■ PROBLEM ■
Reproduce the listing exactly and skip over any pictures.

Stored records
------------------------------------
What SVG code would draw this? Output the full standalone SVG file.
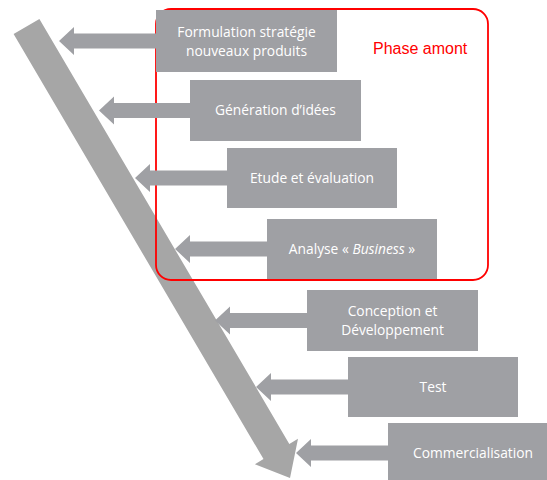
<svg xmlns="http://www.w3.org/2000/svg" width="547" height="480" viewBox="0 0 547 480">
<style>
.box{fill:#9fa0a4;}
.arr{fill:#9fa0a4;}
.lbl{font-family:"Open Sans","DejaVu Sans",sans-serif;font-size:13.8px;fill:#ffffff;text-anchor:middle;}
.phase{font-family:"Liberation Sans",Arial,sans-serif;font-size:16px;fill:#ff0000;}
</style>
<defs>
<path id="harrow" d="M0,0 L15,-14 L15,-7.5 L100,-7.5 L100,7.5 L15,7.5 L15,14 Z"/>
<filter id="soft" x="-5%" y="-5%" width="110%" height="110%"><feGaussianBlur stdDeviation="0.7"/></filter>
</defs>
<rect width="547" height="480" fill="#ffffff"/>
<g id="timeline">
<polygon points="13.6,34.1 39.4,18.9 289.3,443.9 298,438.8 290,478 254.9,464.2 263.5,459.1" fill="#a6a6a6" filter="url(#soft)"/>
</g>
<g id="phase-amont">
<rect x="156" y="9" width="332" height="271" rx="15" ry="15" fill="none" stroke="#ff0000" stroke-width="1.8"/>
<text class="phase" x="373" y="54">Phase amont</text>
</g>
<g id="connectors">
<use href="#harrow" class="arr" x="59" y="41"/>
<use href="#harrow" class="arr" x="99" y="110.5"/>
<use href="#harrow" class="arr" x="135" y="178"/>
<use href="#harrow" class="arr" x="175" y="249"/>
<use href="#harrow" class="arr" x="215" y="320.5"/>
<use href="#harrow" class="arr" x="256" y="387"/>
<use href="#harrow" class="arr" x="296" y="453"/>
</g>
<g id="n1"><rect class="box" x="156" y="10" width="181" height="62"/><text class="lbl" x="246.5" y="37">Formulation stratégie</text><text class="lbl" x="246.5" y="56">nouveaux produits</text></g>
<g id="n2"><rect class="box" x="190" y="80" width="171" height="61"/><text class="lbl" x="275.5" y="115">Génération d’idées</text></g>
<g id="n3"><rect class="box" x="227" y="148" width="170" height="60"/><text class="lbl" x="312" y="183">Etude et évaluation</text></g>
<g id="n4"><rect class="box" x="267" y="219" width="170" height="60"/><text class="lbl" x="352" y="254">Analyse « <tspan font-style="italic">Business</tspan> »</text></g>
<g id="n5"><rect class="box" x="307" y="290" width="171" height="61"/><text class="lbl" x="392.5" y="316">Conception et</text><text class="lbl" x="392.5" y="335">Développement</text></g>
<g id="n6"><rect class="box" x="348" y="357" width="170" height="60"/><text class="lbl" x="433" y="392">Test</text></g>
<g id="n7"><rect class="box" x="388" y="423" width="170" height="62"/><text class="lbl" x="473" y="458">Commercialisation</text></g>
</svg>
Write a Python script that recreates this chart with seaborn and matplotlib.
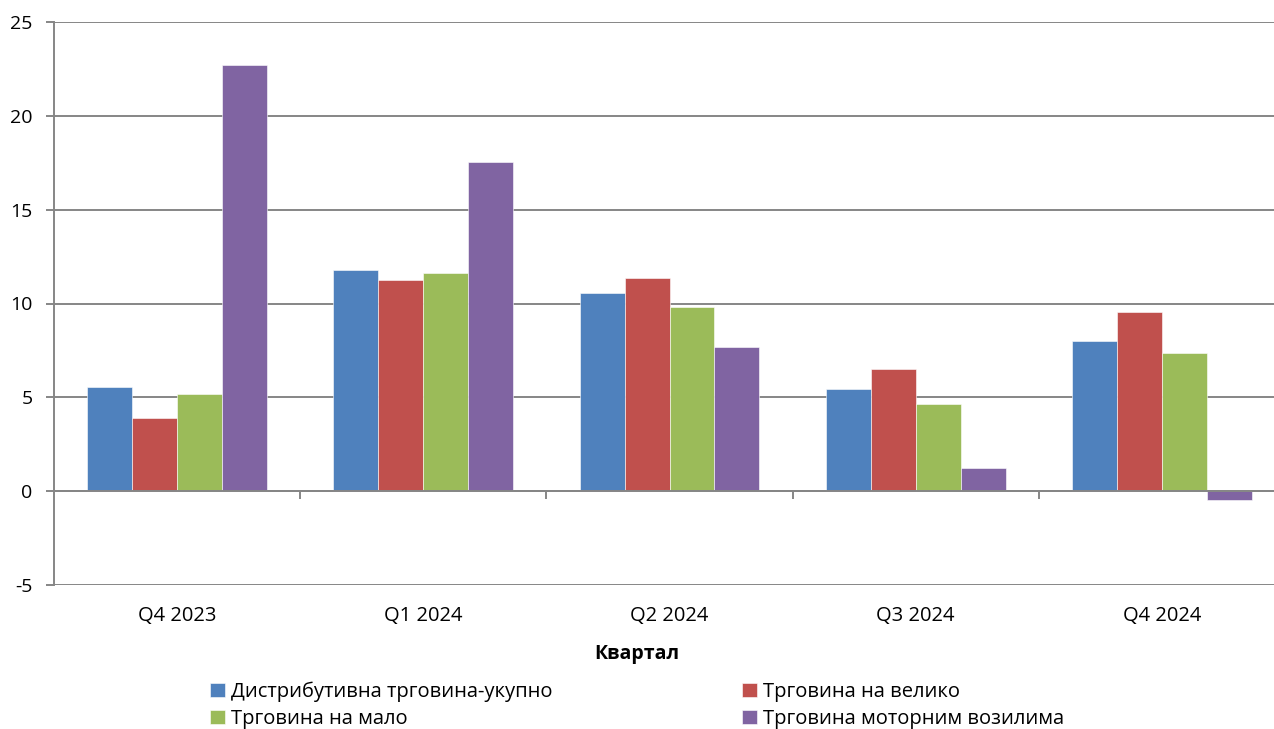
import pandas as pd
import seaborn as sns
import matplotlib.pyplot as plt

# Quarterly data
quarters = ['Q4 2023', 'Q1 2024', 'Q2 2024', 'Q3 2024', 'Q4 2024']
series = ['Дистрибутивна трговина-укупно', 'Трговина на велико',
          'Трговина на мало', 'Трговина моторним возилима']
total = [5.55, 11.8, 10.57, 5.45, 8.02]
wholesale = [3.9, 11.26, 11.38, 6.53, 9.57]
retail = [5.18, 11.63, 9.83, 4.65, 7.37]
motor = [22.7, 17.56, 7.7, 1.25, -0.48]
colors = ['#4F81BD', '#C0504D', '#9BBB59', '#8064A2']

df = pd.DataFrame({'Квартал': quarters * 4,
                   'Серија': [s for s in series for _ in quarters],
                   'Вредност': total + wholesale + retail + motor})

sns.set_theme(style='white')
plt.rcParams['font.family'] = ['Open Sans', 'DejaVu Sans']
plt.rcParams['axes.unicode_minus'] = False
plt.rcParams['text.color'] = 'black'
plt.rcParams['xtick.labelcolor'] = 'black'
plt.rcParams['ytick.labelcolor'] = 'black'
plt.rcParams['axes.labelcolor'] = 'black'

fig = plt.figure(figsize=(12.74, 7.29), dpi=100)
ax = fig.add_axes([54 / 1274, 1 - 585 / 729, 1231 / 1274, 563 / 729])

sns.barplot(data=df, x='Квартал', y='Вредност', hue='Серија', palette=colors,
            width=0.73, saturation=1, edgecolor='white', linewidth=0.4, ax=ax)

ax.set_ylim(-5, 25)
ax.set_xlim(-0.5, 4.5)
ax.set_yticks(range(-5, 26, 5))
ax.yaxis.grid(True, color='#868686', linewidth=1.4)
ax.set_axisbelow(True)

for s in ['top', 'right']:
    ax.spines[s].set_visible(False)
ax.spines['left'].set_color('#868686')
ax.spines['left'].set_linewidth(1.4)
ax.spines['bottom'].set_position(('data', 0))
ax.spines['bottom'].set_color('#868686')
ax.spines['bottom'].set_linewidth(1.4)

ax.set_xticks([i + 0.5 for i in range(len(quarters) - 1)], minor=True)
ax.tick_params(axis='x', which='minor', length=6, width=1.4, color='#868686',
               direction='out', bottom=True)
ax.tick_params(axis='x', which='major', length=0, pad=83, labelsize=14.5)
ax.tick_params(axis='y', length=6, width=1.4, color='#868686', left=True,
               labelsize=14, pad=9.5)

ax.set_xlabel('Квартал', fontsize=14, fontweight='bold')
ax.xaxis.set_label_coords((637 - 54) / 1231, -0.105)
ax.set_ylabel('')

handles, labels = ax.get_legend_handles_labels()
ax.get_legend().remove()
order = [0, 2, 1, 3]
fig.legend([handles[i] for i in order], [labels[i] for i in order],
           loc='lower center', bbox_to_anchor=(0.5, -0.025), ncol=2,
           frameon=False, fontsize=14.5, handlelength=0.75, handleheight=0.75,
           handletextpad=0.3, columnspacing=9.4, labelspacing=0.35)

plt.savefig('out.png', dpi=100)
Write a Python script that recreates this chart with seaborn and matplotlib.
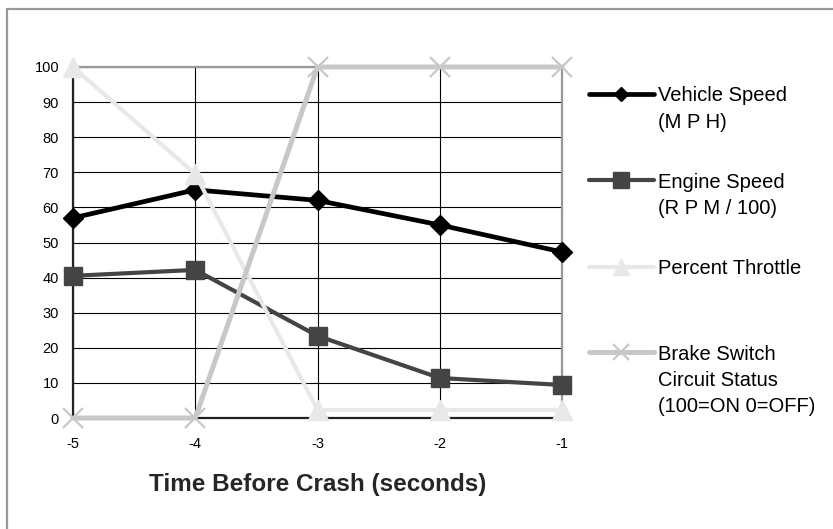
------------------------------------
■ SOLUTION TO THIS TASK ■
What SVG code would draw this? Output the full standalone SVG file.
<svg xmlns="http://www.w3.org/2000/svg" width="547" height="480" viewBox="0 0 547 480">
<style>
.box{fill:#9fa0a4;}
.arr{fill:#9fa0a4;}
.lbl{font-family:"Open Sans","DejaVu Sans",sans-serif;font-size:13.8px;fill:#ffffff;text-anchor:middle;}
.phase{font-family:"Liberation Sans",Arial,sans-serif;font-size:16px;fill:#ff0000;}
</style>
<defs>
<path id="harrow" d="M0,0 L15,-14 L15,-7.5 L100,-7.5 L100,7.5 L15,7.5 L15,14 Z"/>
<filter id="soft" x="-5%" y="-5%" width="110%" height="110%"><feGaussianBlur stdDeviation="0.7"/></filter>
</defs>
<rect width="547" height="480" fill="#ffffff"/>
<g id="timeline">
<polygon points="13.6,34.1 39.4,18.9 289.3,443.9 298,438.8 290,478 254.9,464.2 263.5,459.1" fill="#a6a6a6" filter="url(#soft)"/>
</g>
<g id="phase-amont">
<rect x="156" y="9" width="332" height="271" rx="15" ry="15" fill="none" stroke="#ff0000" stroke-width="1.8"/>
<text class="phase" x="373" y="54">Phase amont</text>
</g>
<g id="connectors">
<use href="#harrow" class="arr" x="59" y="41"/>
<use href="#harrow" class="arr" x="99" y="110.5"/>
<use href="#harrow" class="arr" x="135" y="178"/>
<use href="#harrow" class="arr" x="175" y="249"/>
<use href="#harrow" class="arr" x="215" y="320.5"/>
<use href="#harrow" class="arr" x="256" y="387"/>
<use href="#harrow" class="arr" x="296" y="453"/>
</g>
<g id="n1"><rect class="box" x="156" y="10" width="181" height="62"/><text class="lbl" x="246.5" y="37">Formulation stratégie</text><text class="lbl" x="246.5" y="56">nouveaux produits</text></g>
<g id="n2"><rect class="box" x="190" y="80" width="171" height="61"/><text class="lbl" x="275.5" y="115">Génération d’idées</text></g>
<g id="n3"><rect class="box" x="227" y="148" width="170" height="60"/><text class="lbl" x="312" y="183">Etude et évaluation</text></g>
<g id="n4"><rect class="box" x="267" y="219" width="170" height="60"/><text class="lbl" x="352" y="254">Analyse « <tspan font-style="italic">Business</tspan> »</text></g>
<g id="n5"><rect class="box" x="307" y="290" width="171" height="61"/><text class="lbl" x="392.5" y="316">Conception et</text><text class="lbl" x="392.5" y="335">Développement</text></g>
<g id="n6"><rect class="box" x="348" y="357" width="170" height="60"/><text class="lbl" x="433" y="392">Test</text></g>
<g id="n7"><rect class="box" x="388" y="423" width="170" height="62"/><text class="lbl" x="473" y="458">Commercialisation</text></g>
</svg>
Write a Python script that recreates this chart with seaborn and matplotlib.
import pandas as pd
import seaborn as sns
import matplotlib.pyplot as plt

# Quarterly data
quarters = ['Q4 2023', 'Q1 2024', 'Q2 2024', 'Q3 2024', 'Q4 2024']
series = ['Дистрибутивна трговина-укупно', 'Трговина на велико',
          'Трговина на мало', 'Трговина моторним возилима']
total = [5.55, 11.8, 10.57, 5.45, 8.02]
wholesale = [3.9, 11.26, 11.38, 6.53, 9.57]
retail = [5.18, 11.63, 9.83, 4.65, 7.37]
motor = [22.7, 17.56, 7.7, 1.25, -0.48]
colors = ['#4F81BD', '#C0504D', '#9BBB59', '#8064A2']

df = pd.DataFrame({'Квартал': quarters * 4,
                   'Серија': [s for s in series for _ in quarters],
                   'Вредност': total + wholesale + retail + motor})

sns.set_theme(style='white')
plt.rcParams['font.family'] = ['Open Sans', 'DejaVu Sans']
plt.rcParams['axes.unicode_minus'] = False
plt.rcParams['text.color'] = 'black'
plt.rcParams['xtick.labelcolor'] = 'black'
plt.rcParams['ytick.labelcolor'] = 'black'
plt.rcParams['axes.labelcolor'] = 'black'

fig = plt.figure(figsize=(12.74, 7.29), dpi=100)
ax = fig.add_axes([54 / 1274, 1 - 585 / 729, 1231 / 1274, 563 / 729])

sns.barplot(data=df, x='Квартал', y='Вредност', hue='Серија', palette=colors,
            width=0.73, saturation=1, edgecolor='white', linewidth=0.4, ax=ax)

ax.set_ylim(-5, 25)
ax.set_xlim(-0.5, 4.5)
ax.set_yticks(range(-5, 26, 5))
ax.yaxis.grid(True, color='#868686', linewidth=1.4)
ax.set_axisbelow(True)

for s in ['top', 'right']:
    ax.spines[s].set_visible(False)
ax.spines['left'].set_color('#868686')
ax.spines['left'].set_linewidth(1.4)
ax.spines['bottom'].set_position(('data', 0))
ax.spines['bottom'].set_color('#868686')
ax.spines['bottom'].set_linewidth(1.4)

ax.set_xticks([i + 0.5 for i in range(len(quarters) - 1)], minor=True)
ax.tick_params(axis='x', which='minor', length=6, width=1.4, color='#868686',
               direction='out', bottom=True)
ax.tick_params(axis='x', which='major', length=0, pad=83, labelsize=14.5)
ax.tick_params(axis='y', length=6, width=1.4, color='#868686', left=True,
               labelsize=14, pad=9.5)

ax.set_xlabel('Квартал', fontsize=14, fontweight='bold')
ax.xaxis.set_label_coords((637 - 54) / 1231, -0.105)
ax.set_ylabel('')

handles, labels = ax.get_legend_handles_labels()
ax.get_legend().remove()
order = [0, 2, 1, 3]
fig.legend([handles[i] for i in order], [labels[i] for i in order],
           loc='lower center', bbox_to_anchor=(0.5, -0.025), ncol=2,
           frameon=False, fontsize=14.5, handlelength=0.75, handleheight=0.75,
           handletextpad=0.3, columnspacing=9.4, labelspacing=0.35)

plt.savefig('out.png', dpi=100)
Write a Python script that recreates this chart with seaborn and matplotlib.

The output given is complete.